Thursday, April 13, 2006

Corporate scandals are sweeping through companies, charities, countries and life-savings in unprecedented styles and sums. It seems we are now in the throes of Corporation Corruption, in tow with Political Corruption - where the players use State Power to grease Corporate Conduits, and vice versa. There is also the worrying trend of ex-politicians taking up juicy corporate positions and deals, which tend to smell compromising or conflicting of national interest. It's a fine line, alright, but one which must be revisited as an international convention matter - a UN Global Thematic. Extant cases under prosecution are bad enough; can we contemplate the incipience of unknown ones!?

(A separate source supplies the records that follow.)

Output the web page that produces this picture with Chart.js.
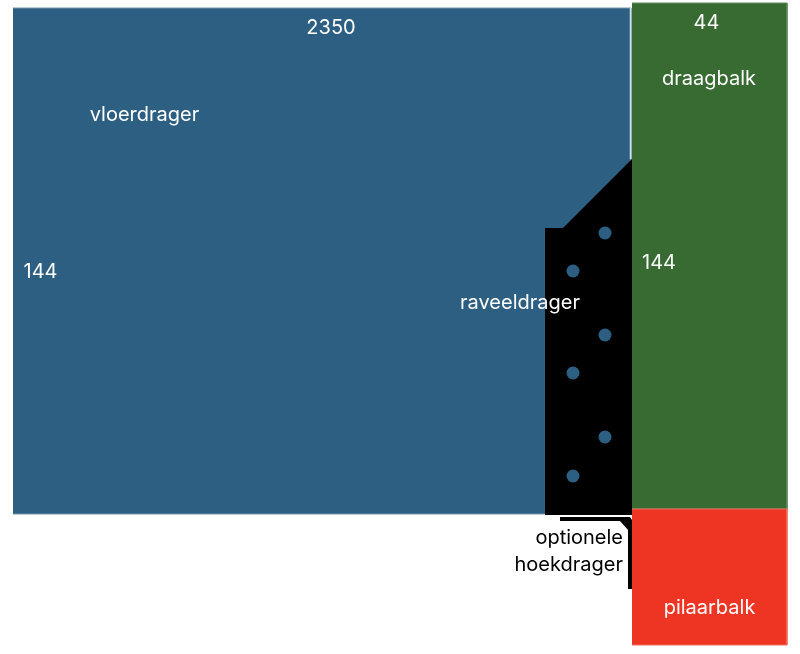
<!DOCTYPE html>
<html>
<head>
<meta charset="utf-8">
<title>vloerdrager</title>
<script src="https://cdn.jsdelivr.net/npm/chart.js@4"></script>
<style>
    html, body { margin: 0; padding: 0; background: #ffffff; }
    #wrap { width: 800px; height: 654px; }
</style>
</head>
<body>
<div id="wrap"><canvas id="detailChart" width="800" height="654"></canvas></div>
<script>
// Shapes, in picture units
const vloerdragerX = [13, 631, 631, 13];
const vloerdragerY = [8, 8, 514, 514];
const draagbalkX = [632, 787, 787, 632];
const draagbalkY = [3, 3, 509, 509];
const pilaarbalkX = [632, 787, 787, 632];
const pilaarbalkY = [509, 509, 645, 645];
const raveelX = [545, 563, 632, 632, 545];
const raveelY = [228, 228, 159, 515, 515];
const hoekX = [560, 630, 632, 632, 628, 628, 620, 560];
const hoekY = [517, 517, 520, 589, 589, 530, 521, 521];
const naadX = [630.5, 630.5];
const naadY = [8, 159];

// Bolts
const boutX = [605, 573, 605, 573, 605, 573];
const boutY = [233, 271, 335, 373, 437, 476];

// Texts
const whiteLabels = ['2350', 'vloerdrager', '144', '44', 'draagbalk', '144', 'raveeldrager', 'pilaarbalk'];
const whiteLabelX = [331, 144.5, 40.5, 706.5, 709, 659, 520, 709.5];
const whiteLabelY = [28, 115, 272, 23, 79, 263, 303, 608];
const blackLabels = ['optionele', 'hoekdrager'];
const blackLabelX = [623, 623];
const blackLabelY = [538, 565];

function points(xs, ys) {
    return xs.map(function(x, i) {
        return { x: x, y: ys[i] };
    });
}

function shape(xs, ys, color, edge, order) {
    return {
        data: points(xs, ys),
        showLine: true,
        fill: 'shape',
        tension: 0,
        backgroundColor: color,
        borderColor: edge,
        borderWidth: edge === color ? 0 : 1,
        pointRadius: 0,
        order: order
    };
}

// Draw the texts on top of the shapes
const textPlugin = {
    id: 'diagramText',
    afterDatasetsDraw: function(chart) {
        const ctx = chart.ctx;
        const xScale = chart.scales.x;
        const yScale = chart.scales.y;
        ctx.save();
        ctx.font = '20px Inter';
        ctx.textBaseline = 'middle';
        ctx.textAlign = 'center';
        ctx.fillStyle = '#ffffff';
        whiteLabels.forEach(function(label, i) {
            ctx.fillText(label, xScale.getPixelForValue(whiteLabelX[i]), yScale.getPixelForValue(whiteLabelY[i]));
        });
        ctx.textAlign = 'right';
        ctx.fillStyle = '#000000';
        blackLabels.forEach(function(label, i) {
            ctx.fillText(label, xScale.getPixelForValue(blackLabelX[i]), yScale.getPixelForValue(blackLabelY[i]));
        });
        ctx.restore();
    }
};

new Chart(document.getElementById('detailChart'), {
    type: 'scatter',
    data: {
        datasets: [
            shape(vloerdragerX, vloerdragerY, '#2d5f82', '#6f95ac', 6),
            shape(draagbalkX, draagbalkY, '#376b32', '#5f8a5b', 5),
            shape(pilaarbalkX, pilaarbalkY, '#ee3524', '#f2705f', 4),
            shape(raveelX, raveelY, '#000000', '#000000', 3),
            shape(hoekX, hoekY, '#000000', '#000000', 3),
            {
                data: points(naadX, naadY),
                showLine: true,
                borderColor: '#d5e0e6',
                borderWidth: 1.5,
                pointRadius: 0,
                order: 2
            },
            {
                data: points(boutX, boutY),
                showLine: false,
                pointRadius: 6.5,
                pointBorderWidth: 0,
                pointBackgroundColor: '#2d5f82',
                order: 1
            }
        ]
    },
    options: {
        responsive: false,
        animation: false,
        layout: { padding: 0, autoPadding: false },
        plugins: {
            legend: { display: false },
            title: { display: false },
            tooltip: { enabled: false }
        },
        scales: {
            x: { type: 'linear', min: 0, max: 800, display: false },
            y: { type: 'linear', min: 0, max: 654, reverse: true, display: false }
        }
    },
    plugins: [textPlugin]
});
</script>
</body>
</html>
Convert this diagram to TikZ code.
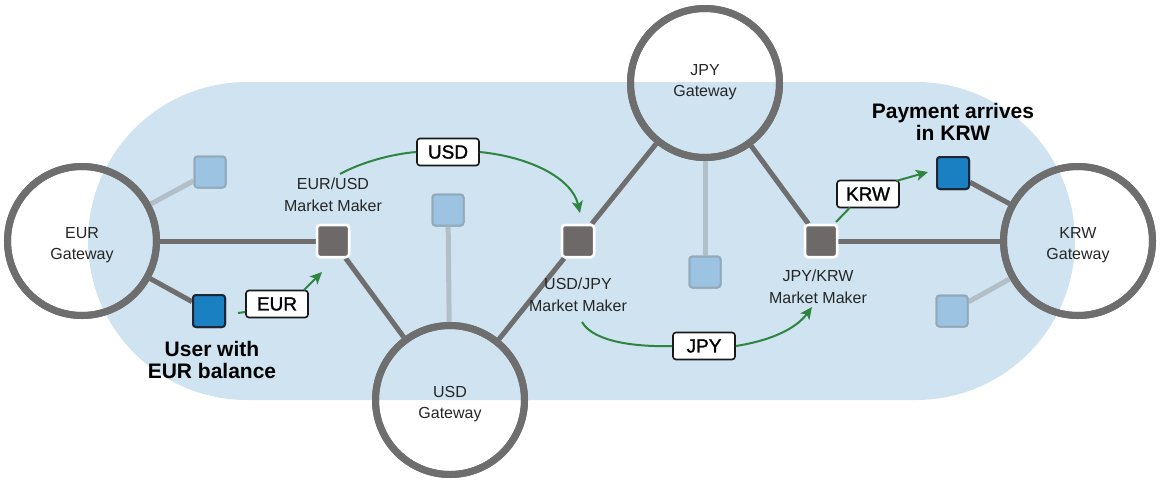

The fallout is usually global. Most crisis-ridden corporations worth their news would almost certainly be multinationals. Most of the heinous corrupt practices in the international arena, in particular within developing countries, are midwifed and nurtured by transnational corporations. In some cases, acting even for home governments or their greedy officials and networks. The human rights community as well as Transparency International have been on these issues for long. Limited progress! If we listen to them and act, debt relief would have been unnecessary today.

The West, led by the United States, must now take the lead in this matter. It is commendable that they somehow get the corporate crooks and political fraudsters in their own domains. But the world is now a global village. The frontiers of fraud can hardly be confined to specific territories anymore. As the war against terrorism and drug/human trafficking has entailed, we must spread the dragnet worldwide. The West must ensure the speedy enthronement and successful functioning of the International Corruption Tribunal. Cutting off the global turf from corporate malfeasance will make home-grown anti-corruption crusades more potent and successful. The time to bite the bullet is now. Intransigence no more.

It is also time to start retooling the national mechanisms which facilitate sharp practices and frauds. Countries must now re-examine ALL laws and accounting standards to make them conform to corporate decency, morality and public good. They should be simplified and low-cost. User-friendly. We should, in this regard, further empower both stockholders and stakeholders to help police corporate and social responsibility compliance. Citizen-action should undergird public morality and family values. The world is drifting!

Finally, business, law and diplomacy schools must renew and revamp their curricula for approriate response to this Global Thematic. For example, the COST of peace and poverty should be a mandatory taught course in these institutions and their lower academies. Books and multimedia materials should be produced for his purpose under the auspices of UNESCO and its National Commissions. Research should be free and dispersed, perhaps under Common Licence.

Silence or indifference is no longer an option. The nauseating details of recent corruption scandals oozing out of the West taint its hitherto sterling image, and undermine its capacity to preach or promote transparency and accountability elsewhere. Action is the right and only option. Global Action.